スレッドとキューを使って擬似的にnon-blockIOを作ります。non-blockIOではeofか単にデータが来てないだけか判別出来ないので、is_eof関数を追加しています。

def proc_readline_ext(proc):
    from threading import Thread
    from queue import Queue, Empty
    from time import sleep
    qout = Queue()
    qerr = Queue()
    
    #Function of the thread : readline loop (push lines to queue)
    def _enqueue_output(out, queue):
        def _r():
            for line in iter(out.readline,''): #it means loop until EOF=''
                queue.put(line)
            out.close()
        return _r
    def _readline_nowait(q):
        def _r():
            try:
                return q.get_nowait()
            except Empty:
                return ''
        return _r
    #start thread for stdout/stderr
    to = Thread(target=_enqueue_output(proc.stdout,qout))
    to.daemon = True  # thread dies with the program
    to.start()
    te = Thread(target=_enqueue_output(proc.stderr,qerr ))
    te.daemon = True
    te.start()

    def no_newline():
        return qout.empty() and qerr.empty()

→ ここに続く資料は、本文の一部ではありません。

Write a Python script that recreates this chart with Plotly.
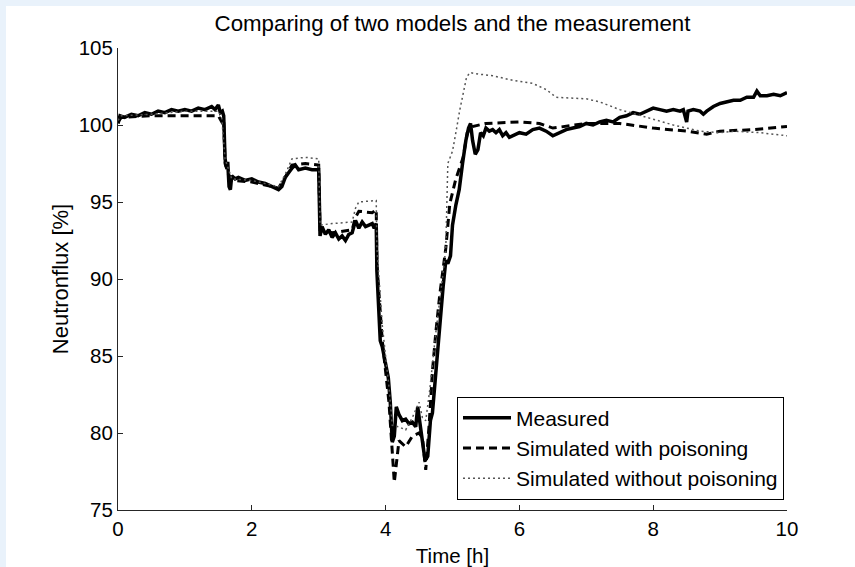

    def wait_newline(timeout=0.5):
        if(no_newline()):
            sleep(timeout)
            return False
        return True

    def wait_eof():
        to.join()
        te.join()
    def is_eof():
        if(no_newline and proc.stdout.closed and proc.stderr.closed):
            return True
        else:
            return False
    #
    #Add Non-block readline method/objects 
    #
    proc.is_eof=is_eof
    qout.readline = _readline_nowait(qout)
    qerr.readline = _readline_nowait(qerr)

    proc.qout = qout
    proc.qerr = qerr
    proc.wait_newline = wait_newline
    proc.wait_eof =wait_eof


print("with thread")
cmd="""
import sys
import time
for i in range(100): 
    print(list(range(30)) ) 
    print(sys.argv,file=sys.stderr) 
    time.sleep(0.0001)
"""
with subprocess.Popen(['python.exe','-u','-c',cmd,'ほげ & " ',"'"],
        encoding=TERMINAL_ENCODING,stdout=subprocess.PIPE,stderr=subprocess.PIPE) as proc:
    proc_readline_ext(proc) #add non-block readline(q*.readline) to proc object
    while not proc.is_eof()  :
        proc.wait_newline(0.01)
        o=proc.qout.readline()
        if(o is not ''):print(o)
        o=proc.qerr.readline()
        if(o is not ''):print(o)

どうせThreadを使うならばその中で処理してしまうというのも手ですが、自分以外の誰かがメンテナンスする可能性を考えるとお勧めしません。スレッドの事を知っている人が触るコードと、スレッドの事を知らない人が触るコードは分離すべきです。